Rows from a dataset of charts and code:
....................

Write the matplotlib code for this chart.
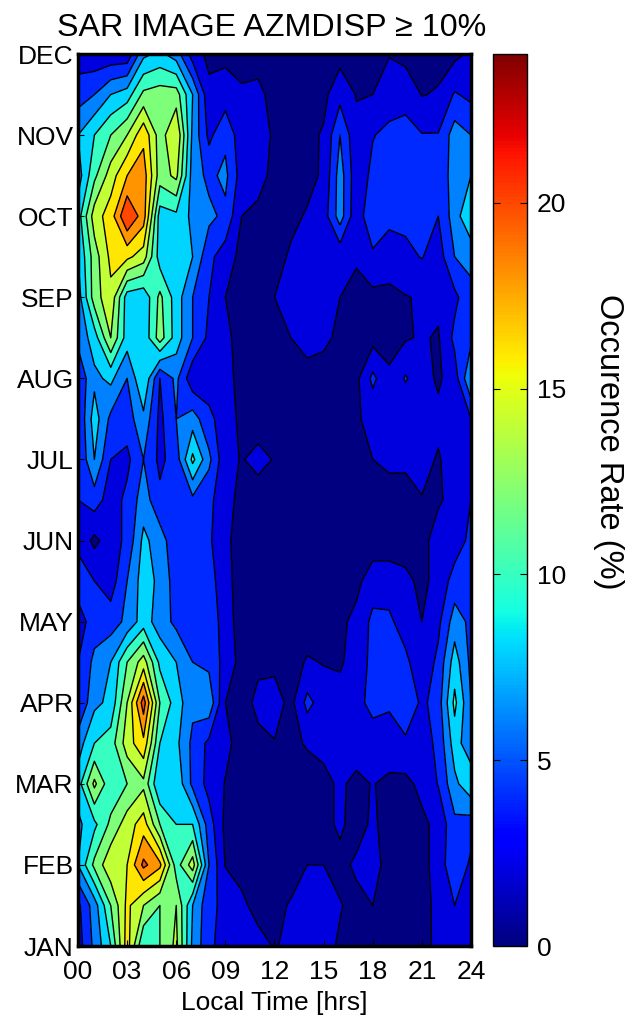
import numpy as np
import matplotlib
matplotlib.use('Agg')
import matplotlib.pyplot as plt

plt.rcParams['font.family'] = ['Liberation Sans', 'DejaVu Sans']

months = ['JAN', 'FEB', 'MAR', 'APR', 'MAY', 'JUN', 'JUL', 'AUG', 'SEP', 'OCT', 'NOV', 'DEC']
hours = list(range(25))
hour_ticks = [0, 3, 6, 9, 12, 15, 18, 21, 24]
hour_labels = ['00', '03', '06', '09', '12', '15', '18', '21', '24']
levels = [0, 2, 4, 6, 8, 10, 12, 14, 16, 18, 20, 22, 24]
cbar_ticks = [0, 5, 10, 15, 20]

# occurrence rate (%), hours 00..24
# one list per month and one for the middle of each month pair
jan = [3, 6.5, 10, 17, 10, 12, 14.5, 7.5, 4.5, 3, 2.5, 2.5, 1.9, 2.3, 3.8, 2.5, 1.8, 1.5, 1.2, 1.2, 1.2, 1.3, 2.5, 3, 2]
jan_feb = [3.5, 7, 12, 16.5, 14, 12, 14, 8, 4.5, 3.5, 2.3, 1.5, 1.4, 2.2, 2.5, 2.4, 2.1, 1.5, 2, 1.2, 1.2, 1.6, 2.3, 4, 3]
feb = [8, 12.5, 15.5, 16, 20.5, 18.5, 11, 15, 6, 1.9, 1.5, 1, 1, 1, 2, 2, 1.5, 2.3, 2.5, 1.5, 1.2, 1.6, 2.5, 6, 3.5]
feb_mar = [7.5, 9.5, 12.5, 15, 17, 12, 10, 10, 5, 1.5, 1.3, 1.2, 1.2, 1.2, 1.3, 1.5, 2.3, 1.3, 2.3, 1.3, 1.3, 1.6, 2.5, 5.5, 5]
mar = [9, 14.5, 10.5, 12, 13.5, 8, 9.5, 5.5, 3.3, 1.9, 1.2, 1, 1, 1, 1, 1.5, 2.3, 1.5, 2.1, 1.5, 1.5, 2.5, 4.1, 7.5, 9.5]
mar_apr = [7, 10, 11, 15, 17.5, 10, 8.5, 5.5, 3.5, 2.5, 1.2, 1.5, 1.9, 1.5, 2.2, 2.5, 3, 3, 3.2, 3.3, 3.5, 3, 4.5, 9, 6.5]
apr = [4, 7.5, 8.5, 14, 21, 12, 9, 6.5, 7.5, 2, 1.2, 2.5, 2.9, 1.4, 4.6, 3, 2.9, 3.5, 4.5, 4.2, 6, 3.5, 5, 10.5, 6]
apr_may = [4, 6.5, 8, 12, 15, 9.5, 8, 6, 5.5, 3.2, 1.3, 1.6, 1.5, 1.2, 2.2, 1.9, 1.7, 3, 4.5, 4.3, 4.5, 2.5, 4.5, 9, 5.5]
may = [3, 5, 5, 6.5, 9, 7, 5.5, 5, 6, 2.5, 1.5, 1, 1, 1, 1, 1, 1.6, 2.5, 4.5, 4.4, 3, 2, 3.5, 7, 5.5]
may_jun = [5, 4, 3, 6, 9, 7.5, 5, 4.5, 5, 2.5, 1.3, 1, 1, 1, 1, 1, 1.2, 1.5, 3, 3, 2.5, 1.5, 2.7, 4.8, 5]
jun = [3.5, 1.5, 3, 4.5, 8.5, 7, 4.5, 4.5, 4.3, 2.5, 1, 1, 1, 1, 1, 1, 1, 1, 1, 1, 1, 1.5, 2.7, 3, 4.5]
jun_jul = [4, 5, 3, 4.5, 7, 4.5, 5, 5.5, 4.5, 2.7, 1.4, 1.2, 1.2, 1, 1, 1, 1, 1, 1.2, 1.2, 1.4, 1.9, 1.8, 2.5, 4]
jul = [4, 8, 4, 3.5, 6, 3.5, 5, 10.5, 6.5, 2.5, 1.9, 2.5, 1.9, 1, 1, 1, 1, 1.5, 2, 2.4, 2.3, 2.7, 1.8, 3, 4]
jul_aug = [4, 9, 5.5, 5, 7.5, 3.5, 6, 7, 4.5, 3, 1.5, 1.2, 1.2, 1.2, 1.2, 1.2, 1.2, 1.8, 2.5, 2.5, 2.3, 2.7, 2.5, 3.5, 4]
aug = [4.5, 7.5, 8.5, 6, 10, 4, 6.5, 2.5, 3, 2.5, 1.5, 1, 1, 1, 1, 1, 1, 1.5, 4.5, 2.3, 4.2, 2.8, 1.7, 3, 8]
aug_sep = [6.5, 9, 14, 9, 8.5, 13, 9, 6, 3.5, 2.5, 1.2, 1.2, 1.2, 2, 3, 2.5, 1.5, 1.2, 1.3, 1.4, 1.8, 2.2, 1.8, 4.5, 5.5]
sep = [7, 13, 15.5, 9, 8.5, 12.5, 9, 6, 4, 2, 1.3, 1.3, 2, 3, 3, 3, 2, 1.5, 1.5, 1.5, 1.9, 2.2, 2.5, 3.5, 5.5]
sep_oct = [8, 13, 16.5, 16.5, 15, 9, 9, 8, 4.5, 3, 1.4, 1.2, 1.2, 2.3, 2.5, 2.5, 2.5, 2.2, 3.5, 3, 3.5, 4.1, 3, 6, 6.5]
oct_ = [9, 15, 17, 22, 19, 9, 9.5, 7.5, 6.5, 5.5, 2, 1.3, 1.3, 1.5, 2.2, 3, 7, 2.5, 6, 4.5, 4.5, 4.5, 4, 7, 10]
oct_nov = [7, 11.5, 15, 18, 19, 13, 14.5, 7, 5.5, 6.5, 3, 3, 1.2, 1.2, 1.4, 2.3, 7, 2.7, 4.5, 5, 4.5, 4, 4.5, 7, 8]
nov = [8, 10, 12, 14, 17.5, 13, 16, 7.5, 3.5, 5.5, 2.8, 3.5, 1.5, 1.2, 1.5, 2.2, 6, 2.5, 3.9, 4.5, 4.5, 4.1, 4.1, 7, 6]
nov_dec = [5, 6, 8, 9, 12.5, 13, 13, 8, 2.5, 3, 2.3, 2.5, 1.3, 1.2, 1.2, 1.5, 3.3, 1.9, 2, 3, 3.5, 1.9, 2.2, 4.2, 3.5]
dec = [3, 2.5, 2.5, 2.5, 7.5, 8.5, 7, 3, 1.5, 1.5, 1.2, 1.2, 1.2, 1.2, 1.2, 1.3, 1.3, 1.3, 1.3, 1.9, 1.3, 1.3, 1.3, 1.5, 2.3]

rate = np.array([jan, jan_feb, feb, feb_mar, mar, mar_apr, apr, apr_may, may, may_jun, jun, jun_jul,
                 jul, jul_aug, aug, aug_sep, sep, sep_oct, oct_, oct_nov, nov, nov_dec, dec])
month_pos = np.arange(len(months))
row_pos = np.arange(rate.shape[0]) / 2

W, H = 643, 1017
fig = plt.figure(figsize=(W / 100, H / 100), dpi=100)
ax = fig.add_axes([78 / W, 1 - 946 / H, 393 / W, 892 / H])
cax = fig.add_axes([493 / W, 1 - 946 / H, 34 / W, 892 / H])

# each band takes the colour of its lower level, like matlab contourf
band_colors = [plt.cm.jet(l / 24) for l in levels[:-1]]
ax.contourf(hours, row_pos, rate, levels=levels, colors=band_colors)
ax.contour(hours, row_pos, rate, levels=levels[1:-1], colors='black', linewidths=1.0)

ax.set_xlim(0, 24)
ax.set_ylim(0, 11)
ax.set_xticks(hour_ticks)
ax.set_xticklabels(hour_labels, fontsize=19)
ax.set_yticks(month_pos)
ax.set_yticklabels(months, fontsize=19)
ax.tick_params(axis='y', direction='in', length=4, width=0.8, pad=3)
ax.tick_params(axis='x', direction='in', length=4, width=0.8, pad=10)
ax.set_xlabel('Local Time [hrs]', fontsize=19, labelpad=5)
ax.set_title('SAR IMAGE AZMDISP \u2265 10%', fontsize=23.2, pad=13, x=0.493)
for s in ax.spines.values():
    s.set_linewidth(2.5)

sm = plt.cm.ScalarMappable(norm=plt.Normalize(0, 24), cmap='jet')
cb = fig.colorbar(sm, cax=cax)
cb.set_ticks(cbar_ticks)
cb.ax.tick_params(labelsize=19, direction='in', length=5, width=0.8, left=True, right=True, pad=7)
cb.outline.set_linewidth(1.0)
cb.set_label('Occurence Rate (%)', fontsize=23.5, rotation=-90, va='center')
cb.ax.yaxis.set_label_coords(3.4, 0.565)

fig.savefig('out.png', dpi=100)
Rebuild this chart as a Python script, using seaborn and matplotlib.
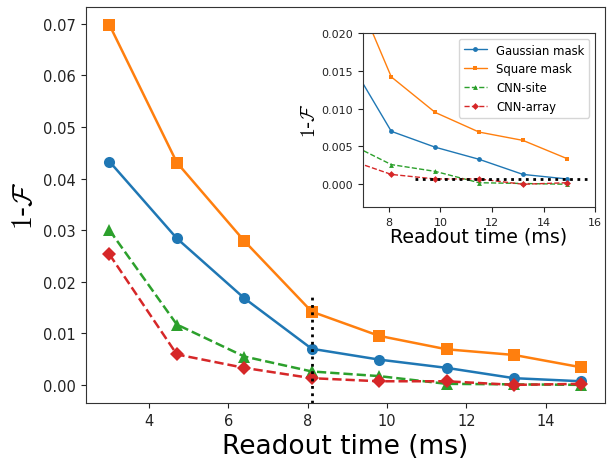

....................

Return exactly what appears from the opening line of the material through the line with "cbar_ticks = [0, 5, 10, 15, 20]", apart from the pictures.

Write the matplotlib code for this chart.
import numpy as np
import matplotlib
matplotlib.use('Agg')
import matplotlib.pyplot as plt

plt.rcParams['font.family'] = ['Liberation Sans', 'DejaVu Sans']

months = ['JAN', 'FEB', 'MAR', 'APR', 'MAY', 'JUN', 'JUL', 'AUG', 'SEP', 'OCT', 'NOV', 'DEC']
hours = list(range(25))
hour_ticks = [0, 3, 6, 9, 12, 15, 18, 21, 24]
hour_labels = ['00', '03', '06', '09', '12', '15', '18', '21', '24']
levels = [0, 2, 4, 6, 8, 10, 12, 14, 16, 18, 20, 22, 24]
cbar_ticks = [0, 5, 10, 15, 20]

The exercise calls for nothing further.